Wojna w Strefie Gazy trwa już 19 dni. Od początku izraelskiej operacji zginęło blisko 880 Palestyńczyków,. głównie cywilów i 36 Izraelczyków, w większości żołnierzy. ONZ szacuje, że około 230 tysięcy Palestyńczyków opuściło swoje domy i uciekło przed bombami do innych miejsc w Strefie Gazy.

Co najmniej czterech Palestyńczyków zginęło w czasie piątkowych zamieszek na Zachodnim Brzegu. W wielu miejscach dochodziło do antyizraelskich demonstracji w związku z wojną w Strefie Gazy. Piątek został przez Palestyńczyków ogłoszony "Dniem Gniewu", w proteście przeciwko izraelskim nalotom na Gazę.

Jak relacjonuje Wojciech Cegielski, do demonstracji i starć dochodziło w Jerozolimie, Ramallah, Nablusie, Hebronie, i Betlejem. W Jerozolimie w obawie przed zamieszkami Starego Miasta chroniło więcej niż zwykle policjantów i żołnierzy. Izrael całkowicie zamknął też przejście graniczne Kalandia, gdzie dzień wcześniej protestowało 10 tysięcy osób, a w starciach zginęły dwie osoby. Mimo to przy Kalandii płonęły opony, a Palestyńczycy rzucali kamieniami.

"Dzień Gniewu" miał być wyrazem solidarności z mieszkańcami Gazy i protestem przeciwko izraelskiej okupacji Zachodniego Brzegu. "Sytuacja jest bardzo trudna. W Gazie trwa wojna, Izrael zabija cywilów - dzieci, kobiety i starców. Tu na Zachodnim Brzegu trwa okupacja, chcemy z tym skończyć" - mówi wysłannikowi Polskiego Radia Omar z Ramallah.

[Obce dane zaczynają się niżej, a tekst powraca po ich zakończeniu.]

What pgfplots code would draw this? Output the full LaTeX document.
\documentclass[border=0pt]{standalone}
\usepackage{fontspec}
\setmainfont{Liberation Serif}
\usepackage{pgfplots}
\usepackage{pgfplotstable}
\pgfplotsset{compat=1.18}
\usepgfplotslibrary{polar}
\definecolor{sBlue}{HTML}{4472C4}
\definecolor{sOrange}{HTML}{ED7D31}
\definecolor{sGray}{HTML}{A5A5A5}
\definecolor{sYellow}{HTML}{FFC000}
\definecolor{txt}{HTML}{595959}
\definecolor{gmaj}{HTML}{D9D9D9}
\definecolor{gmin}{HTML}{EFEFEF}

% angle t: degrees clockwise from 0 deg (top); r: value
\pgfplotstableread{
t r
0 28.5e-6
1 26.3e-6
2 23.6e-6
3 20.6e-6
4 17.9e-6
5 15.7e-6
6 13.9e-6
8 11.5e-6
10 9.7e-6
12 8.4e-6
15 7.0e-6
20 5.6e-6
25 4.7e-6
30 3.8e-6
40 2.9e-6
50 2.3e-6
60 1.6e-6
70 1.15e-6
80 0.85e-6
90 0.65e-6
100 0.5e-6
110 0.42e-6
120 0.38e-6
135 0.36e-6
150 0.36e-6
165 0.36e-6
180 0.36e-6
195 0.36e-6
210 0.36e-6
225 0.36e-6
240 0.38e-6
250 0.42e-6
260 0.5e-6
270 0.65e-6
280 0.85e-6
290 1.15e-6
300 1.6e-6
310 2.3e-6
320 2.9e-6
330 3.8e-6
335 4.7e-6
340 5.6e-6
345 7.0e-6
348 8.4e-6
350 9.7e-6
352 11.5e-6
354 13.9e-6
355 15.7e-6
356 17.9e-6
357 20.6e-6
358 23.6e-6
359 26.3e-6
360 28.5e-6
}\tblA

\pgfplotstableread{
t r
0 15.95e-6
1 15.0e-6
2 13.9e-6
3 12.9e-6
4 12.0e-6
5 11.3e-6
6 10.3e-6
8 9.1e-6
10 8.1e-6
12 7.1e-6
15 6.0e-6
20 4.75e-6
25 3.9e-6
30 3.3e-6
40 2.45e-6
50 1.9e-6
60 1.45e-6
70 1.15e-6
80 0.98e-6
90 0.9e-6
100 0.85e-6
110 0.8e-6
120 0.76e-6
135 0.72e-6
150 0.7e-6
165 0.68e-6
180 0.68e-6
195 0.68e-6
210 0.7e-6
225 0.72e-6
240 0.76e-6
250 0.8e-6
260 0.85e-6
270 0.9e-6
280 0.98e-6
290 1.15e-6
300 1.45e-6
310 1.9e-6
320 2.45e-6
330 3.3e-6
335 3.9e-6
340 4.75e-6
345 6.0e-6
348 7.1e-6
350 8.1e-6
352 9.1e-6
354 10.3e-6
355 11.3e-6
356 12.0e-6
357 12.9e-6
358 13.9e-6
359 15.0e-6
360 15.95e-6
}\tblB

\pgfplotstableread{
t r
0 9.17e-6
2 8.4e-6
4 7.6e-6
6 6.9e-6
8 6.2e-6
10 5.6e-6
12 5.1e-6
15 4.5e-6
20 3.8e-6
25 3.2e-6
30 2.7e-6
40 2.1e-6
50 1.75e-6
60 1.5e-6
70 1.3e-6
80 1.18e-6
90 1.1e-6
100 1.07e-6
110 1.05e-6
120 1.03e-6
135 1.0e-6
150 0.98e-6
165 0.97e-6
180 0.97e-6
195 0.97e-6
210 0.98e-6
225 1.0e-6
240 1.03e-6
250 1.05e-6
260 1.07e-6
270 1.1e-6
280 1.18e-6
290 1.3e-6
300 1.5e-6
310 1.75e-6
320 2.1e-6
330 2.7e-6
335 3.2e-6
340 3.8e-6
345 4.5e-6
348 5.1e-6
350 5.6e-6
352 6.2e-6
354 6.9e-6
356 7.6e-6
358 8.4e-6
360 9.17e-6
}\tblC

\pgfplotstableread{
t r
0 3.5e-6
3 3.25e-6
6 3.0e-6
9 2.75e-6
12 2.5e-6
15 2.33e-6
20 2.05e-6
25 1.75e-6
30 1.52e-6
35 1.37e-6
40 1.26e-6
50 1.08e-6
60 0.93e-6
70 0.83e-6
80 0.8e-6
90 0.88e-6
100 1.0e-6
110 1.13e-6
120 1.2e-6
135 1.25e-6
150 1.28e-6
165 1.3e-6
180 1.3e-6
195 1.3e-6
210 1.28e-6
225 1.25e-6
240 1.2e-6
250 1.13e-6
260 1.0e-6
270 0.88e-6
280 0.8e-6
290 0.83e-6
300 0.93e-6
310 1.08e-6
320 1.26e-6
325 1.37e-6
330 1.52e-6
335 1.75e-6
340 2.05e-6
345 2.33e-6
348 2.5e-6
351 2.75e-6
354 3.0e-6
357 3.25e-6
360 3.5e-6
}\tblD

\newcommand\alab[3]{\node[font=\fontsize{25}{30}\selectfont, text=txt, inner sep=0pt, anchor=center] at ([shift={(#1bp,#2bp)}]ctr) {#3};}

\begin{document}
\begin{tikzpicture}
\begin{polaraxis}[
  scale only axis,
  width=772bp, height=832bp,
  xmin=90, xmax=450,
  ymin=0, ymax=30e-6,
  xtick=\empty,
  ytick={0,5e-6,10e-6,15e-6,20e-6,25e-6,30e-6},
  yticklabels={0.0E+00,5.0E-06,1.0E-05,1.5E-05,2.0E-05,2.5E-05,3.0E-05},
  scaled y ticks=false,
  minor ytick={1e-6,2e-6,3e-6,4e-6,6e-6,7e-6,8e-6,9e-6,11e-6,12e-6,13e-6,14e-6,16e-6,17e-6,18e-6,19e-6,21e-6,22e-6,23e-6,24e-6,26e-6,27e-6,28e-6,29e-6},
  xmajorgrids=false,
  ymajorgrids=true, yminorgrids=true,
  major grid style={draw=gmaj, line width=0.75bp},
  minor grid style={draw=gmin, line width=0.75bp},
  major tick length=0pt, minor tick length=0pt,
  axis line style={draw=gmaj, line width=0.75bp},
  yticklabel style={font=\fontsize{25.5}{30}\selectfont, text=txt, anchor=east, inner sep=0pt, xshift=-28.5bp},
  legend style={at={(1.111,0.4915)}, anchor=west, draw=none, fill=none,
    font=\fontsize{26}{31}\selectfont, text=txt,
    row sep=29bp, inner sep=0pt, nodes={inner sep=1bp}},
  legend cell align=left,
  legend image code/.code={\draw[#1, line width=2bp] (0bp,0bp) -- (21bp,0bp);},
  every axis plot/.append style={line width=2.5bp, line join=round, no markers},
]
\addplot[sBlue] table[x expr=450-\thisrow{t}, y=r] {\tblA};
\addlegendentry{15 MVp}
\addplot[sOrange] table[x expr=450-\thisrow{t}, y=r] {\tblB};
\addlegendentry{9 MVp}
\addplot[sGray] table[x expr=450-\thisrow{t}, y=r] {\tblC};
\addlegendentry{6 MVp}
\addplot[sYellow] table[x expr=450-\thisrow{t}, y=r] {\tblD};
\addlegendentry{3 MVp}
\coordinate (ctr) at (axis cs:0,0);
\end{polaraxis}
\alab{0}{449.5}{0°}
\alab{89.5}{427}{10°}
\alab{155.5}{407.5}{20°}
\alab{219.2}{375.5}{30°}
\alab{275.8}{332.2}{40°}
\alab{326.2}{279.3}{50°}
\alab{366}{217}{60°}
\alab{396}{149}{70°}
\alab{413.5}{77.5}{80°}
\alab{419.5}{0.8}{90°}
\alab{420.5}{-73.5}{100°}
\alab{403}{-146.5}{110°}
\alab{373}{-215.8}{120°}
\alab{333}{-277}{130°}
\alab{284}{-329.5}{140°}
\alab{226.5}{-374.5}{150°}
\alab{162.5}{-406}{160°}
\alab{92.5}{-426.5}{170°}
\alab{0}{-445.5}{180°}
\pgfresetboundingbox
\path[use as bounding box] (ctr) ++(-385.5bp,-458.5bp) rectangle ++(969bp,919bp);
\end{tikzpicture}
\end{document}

To właśnie zamieszki na Zachodnim Brzegu po zabójstwie trzech izraelskich nastolatków oraz nastoletniego Palestyńczyka stały się przyczyną rozpoczęcia wojny w Gazie. Xavier Abu Eid z rządu Autonomii Palestyńskiej podkreśla w rozmowie z Polskim Radiem, że ostatnie wydarzenia mogą doprowadzić do wybuchu nowego palestyńskiego powstania. "Izrael robi wszystko, by mieć tu trzecią intifadę. Oni mają plany wojny, ale nie mają planów pokoju" - dodaje Abu Eid.

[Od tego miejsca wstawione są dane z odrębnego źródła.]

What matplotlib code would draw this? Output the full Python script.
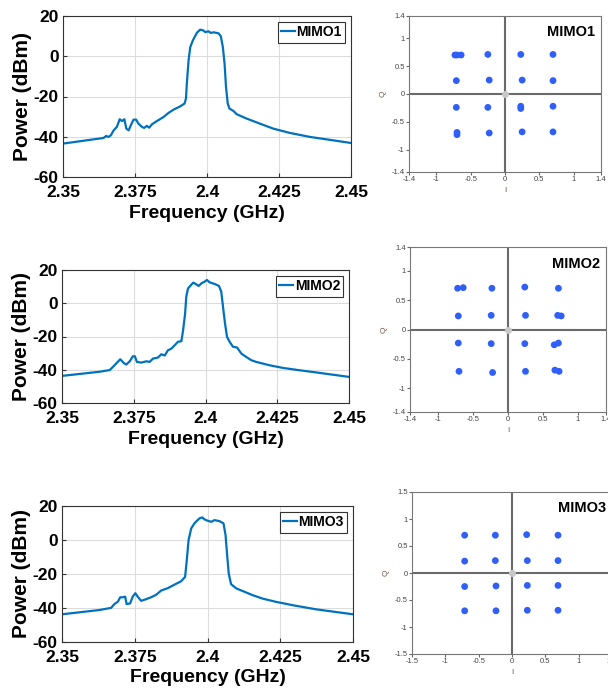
"""
Spectrum and constellation panels for three MIMO streams.
Left column: received power spectrum. Right column: 16-QAM constellation.
"""

import matplotlib
matplotlib.use("Agg")
import matplotlib.pyplot as plt

plt.rcParams["font.family"] = ["Liberation Sans", "DejaVu Sans"]
plt.rcParams["axes.unicode_minus"] = False

# ---- spectrum data (GHz, dBm) ----
freq_mimo1 = [2.35, 2.3641, 2.3650, 2.3658, 2.3666, 2.3676, 2.3687, 2.3697, 2.3705,
              2.3713, 2.3720, 2.3728, 2.3737, 2.3745, 2.3754, 2.3762, 2.3774, 2.3782,
              2.3791, 2.3799, 2.3809, 2.3826, 2.3849, 2.3866, 2.3884, 2.3907, 2.3922,
              2.3927, 2.3930, 2.3936, 2.3942, 2.3951, 2.3965, 2.3976, 2.3986, 2.3994,
              2.4005, 2.4013, 2.4023, 2.4040, 2.4048, 2.4055, 2.4061, 2.4066, 2.4072,
              2.4078, 2.4092, 2.4103, 2.4138, 2.4184, 2.4231, 2.4288, 2.4358, 2.4439,
              2.45]
pow_mimo1 = [-43.4, -40.6, -39.6, -40.1, -39.3, -36.8, -35.1, -31.3, -32.2,
             -31.3, -36.0, -36.8, -33.8, -31.5, -31.5, -33.5, -35.1, -35.6,
             -34.6, -35.5, -33.8, -32.2, -30.2, -28.2, -26.5, -24.9, -23.5,
             -21.0, -13.6, -2.0, 4.6, 7.9, 11.7, 13.2, 12.9, 12.0,
             12.4, 11.6, 11.9, 11.4, 9.9, 4.6, -3.7, -15.3, -23.5,
             -26.0, -27.2, -28.8, -31.0, -33.5, -36.0, -38.1, -40.1, -41.8,
             -43.1]

freq_mimo2 = [2.35, 2.3631, 2.3666, 2.3678, 2.3689, 2.3703, 2.3715, 2.3724, 2.3736,
              2.3747, 2.3754, 2.3761, 2.3776, 2.3794, 2.3805, 2.3817, 2.3834, 2.3846,
              2.3858, 2.3869, 2.3881, 2.3893, 2.3904, 2.3916, 2.3922, 2.3929, 2.3933,
              2.3939, 2.3957, 2.3968, 2.3976, 2.3986, 2.3997, 2.4005, 2.4014, 2.4032,
              2.4047, 2.4055, 2.4061, 2.4068, 2.4075, 2.4084, 2.4096, 2.4110, 2.4125,
              2.4142, 2.4160, 2.4177, 2.4200, 2.4223, 2.4270, 2.4328, 2.4398, 2.45]
pow_mimo2 = [-43.7, -41.2, -40.2, -38.2, -36.2, -33.7, -35.9, -36.9, -34.9,
             -31.9, -31.9, -35.3, -35.7, -34.9, -35.3, -33.3, -32.7, -30.7,
             -31.4, -28.3, -27.3, -25.2, -23.2, -22.8, -16.2, -6.1, 3.9,
             8.9, 12.4, 11.4, 10.4, 12.0, 13.0, 14.0, 12.6, 11.6,
             10.4, 6.9, -2.1, -12.2, -20.2, -23.2, -26.2, -26.6, -30.3,
             -32.3, -34.3, -35.3, -36.3, -37.3, -38.9, -40.3, -41.9, -44.3]

freq_mimo3 = [2.35, 2.3628, 2.3669, 2.3680, 2.3692, 2.3700, 2.3709, 2.3717, 2.3722,
              2.3734, 2.3743, 2.3752, 2.3760, 2.3772, 2.3789, 2.3806, 2.3823, 2.3841,
              2.3864, 2.3886, 2.3909, 2.3923, 2.3929, 2.3935, 2.3944, 2.3955, 2.3972,
              2.3982, 2.3990, 2.4001, 2.4013, 2.4024, 2.4041, 2.4055, 2.4062, 2.4068,
              2.4073, 2.4081, 2.4099, 2.4122, 2.4156, 2.4190, 2.4236, 2.4294, 2.4374,
              2.45]
pow_mimo3 = [-43.7, -41.2, -39.9, -37.7, -36.3, -33.7, -33.7, -33.3, -37.7,
             -37.3, -33.3, -31.3, -33.3, -35.8, -34.8, -33.7, -32.3, -29.7,
             -28.3, -26.3, -24.3, -21.7, -11.5, 0.0, 6.8, 9.8, 12.7,
             13.3, 12.1, 11.3, 10.7, 11.7, 11.1, 9.8, 2.9, -9.9,
             -19.8, -26.0, -28.5, -30.1, -32.5, -34.5, -36.4, -38.4, -40.8,
             -43.7]

freq_ticks = [2.35, 2.375, 2.4, 2.425, 2.45]
freq_ticklabels = ["2.35", "2.375", "2.4", "2.425", "2.45"]
pow_ticks = [-60, -40, -20, 0, 20]

# ---- constellation symbols (I, Q); a few clusters are smeared, hence extra points ----
i_mimo1 = [-0.73, -0.70, -0.64, -0.25, 0.23, 0.70,
           -0.71, -0.23, 0.25, 0.70,
           -0.71, -0.25, 0.23, 0.23, 0.70,
           -0.70, -0.70, -0.23, 0.25, 0.70]
q_mimo1 = [0.70, 0.70, 0.70, 0.71, 0.71, 0.71,
           0.24, 0.25, 0.25, 0.24,
           -0.24, -0.24, -0.22, -0.26, -0.22,
           -0.69, -0.73, -0.70, -0.68, -0.68]

i_mimo2 = [-0.72, -0.64, -0.23, 0.24, 0.72,
           -0.71, -0.24, 0.25, 0.71, 0.76,
           -0.71, -0.24, 0.24, 0.72, 0.66,
           -0.70, -0.22, 0.25, 0.67, 0.73]
q_mimo2 = [0.70, 0.71, 0.70, 0.72, 0.70,
           0.23, 0.24, 0.24, 0.24, 0.23,
           -0.23, -0.24, -0.24, -0.23, -0.26,
           -0.71, -0.73, -0.71, -0.69, -0.71]

i_mimo3 = [-0.71, -0.25, 0.22, 0.69,
           -0.71, -0.25, 0.23, 0.69,
           -0.71, -0.24, 0.23, 0.69,
           -0.71, -0.24, 0.23, 0.69]
q_mimo3 = [0.70, 0.70, 0.71, 0.70,
           0.22, 0.23, 0.23, 0.23,
           -0.25, -0.24, -0.23, -0.23,
           -0.70, -0.70, -0.69, -0.69]

iq_ticks_14 = [-1.4, -1, -0.5, 0, 0.5, 1, 1.4]
iq_ticks_15 = [-1.5, -1, -0.5, 0, 0.5, 1, 1.5]

LINE_BLUE = "#0072BD"
DOT_BLUE = "#2f5ff8"


def draw_spectrum(ax, freq, power, name):
    ax.plot(freq, power, color=LINE_BLUE, linewidth=1.6, label=name)
    ax.set_xlim(2.35, 2.45)
    ax.set_ylim(-60, 20)
    ax.set_xticks(freq_ticks)
    ax.set_xticklabels(freq_ticklabels)
    ax.set_yticks(pow_ticks)
    ax.grid(True, color="#dcdcdc", linewidth=0.8)
    ax.set_axisbelow(True)
    ax.tick_params(direction="in", length=3, labelsize=12.5, color="#333333")
    ax.tick_params(axis="x", pad=6)
    ax.tick_params(axis="y", pad=3)
    for lab in ax.get_xticklabels() + ax.get_yticklabels():
        lab.set_fontweight("bold")
    for sp in ax.spines.values():
        sp.set_color("#333333")
        sp.set_linewidth(0.8)
    ax.set_xlabel("Frequency (GHz)", fontsize=14, fontweight="bold", labelpad=3)
    ax.set_ylabel("Power (dBm)", fontsize=15, fontweight="bold", labelpad=1)
    leg = ax.legend(loc="upper right", handlelength=1.0,
                    handletextpad=0.1, borderpad=0.25, borderaxespad=0.4,
                    fancybox=False, framealpha=1, edgecolor="#333333",
                    prop={"weight": "bold", "size": 10})
    leg.get_frame().set_linewidth(0.8)


def draw_constellation(ax, i_vals, q_vals, name, lim, ticks):
    ax.axhline(0, color="#6a6a6a", linewidth=1.5, zorder=1)
    ax.axvline(0, color="#6a6a6a", linewidth=1.5, zorder=1)
    ax.scatter(i_vals, q_vals, s=24, color=DOT_BLUE, edgecolors="none", zorder=3)
    ax.plot([0], [0], marker="o", markersize=4, color="#c8c8c8", zorder=4)
    ax.set_xlim(-lim, lim)
    ax.set_ylim(-lim, lim)
    ax.set_xticks(ticks)
    ax.set_yticks(ticks)
    labels = [("%g" % t) for t in ticks]
    ax.set_xticklabels(labels)
    ax.set_yticklabels(labels)
    ax.tick_params(direction="out", length=2, labelsize=5.5, pad=1,
                   color="#666666", labelcolor="#444444")
    for sp in ax.spines.values():
        sp.set_color("#777777")
        sp.set_linewidth(0.8)
    ax.set_xlabel("I", fontsize=6, color="#7a5a50", labelpad=3)
    ax.set_ylabel("Q", fontsize=6, color="#7a5a50", labelpad=4)
    ax.text(0.97, 0.90, name, transform=ax.transAxes, ha="right", va="center",
            fontsize=10.5, fontweight="bold", color="black")


W, H = 608, 690
fig = plt.figure(figsize=(W / 100, H / 100), dpi=100)


def add_axes_px(left, top, right, bottom):
    return fig.add_axes([left / W, 1 - bottom / H, (right - left) / W, (bottom - top) / H])


ax_s1 = add_axes_px(63, 16, 351, 177)
ax_s2 = add_axes_px(62, 270, 349, 403)
ax_s3 = add_axes_px(62, 506, 353, 642)
ax_c1 = add_axes_px(409, 16, 601, 172)
ax_c2 = add_axes_px(410, 247, 606, 412)
ax_c3 = add_axes_px(412, 492, 612, 654)

draw_spectrum(ax_s1, freq_mimo1, pow_mimo1, "MIMO1")
draw_spectrum(ax_s2, freq_mimo2, pow_mimo2, "MIMO2")
draw_spectrum(ax_s3, freq_mimo3, pow_mimo3, "MIMO3")

draw_constellation(ax_c1, i_mimo1, q_mimo1, "MIMO1", 1.4, iq_ticks_14)
draw_constellation(ax_c2, i_mimo2, q_mimo2, "MIMO2", 1.4, iq_ticks_14)
draw_constellation(ax_c3, i_mimo3, q_mimo3, "MIMO3", 1.5, iq_ticks_15)

fig.savefig("out.png", dpi=100)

Władze Autonomii Palestyńskiej przygotowały już dokumenty, świadczące o popełnieniu przez Izrael zbrodni wojennych w Gazie. Nie wiadomo jednak, czy i gdzie zamierzają je złożyć.

Czy uda się przyspieszyć negocjacje w sprawie zakończenia konfliktu na Bliskim Wschodzie? W tym celu przyleci dziś do Paryża amerykański sekretarz stanu John Kerry. O możliwościach ogłoszenia rozejmu między Izraelem a Hamasem ma rozmawiać z ministrami spraw zagranicznych Kataru i Turcji oraz dyplomatami z Francji i Wielkiej Brytanii. Według francuskich źródeł, w spotkaniu mają też wziąć udział szefowie dyplomacji Niemiec, Włoch i Unii Europejskiej.

Negocjacje prowadzone są z udziałem takich państw jak Egipt, Katar czy Turcja, ponieważ Stany Zjednoczone uważają palestyński Hamas za organizację terrorystyczną. Rozmowy z nią prowadzą więc tylko za pośrednictwem sojuszniczych krajów.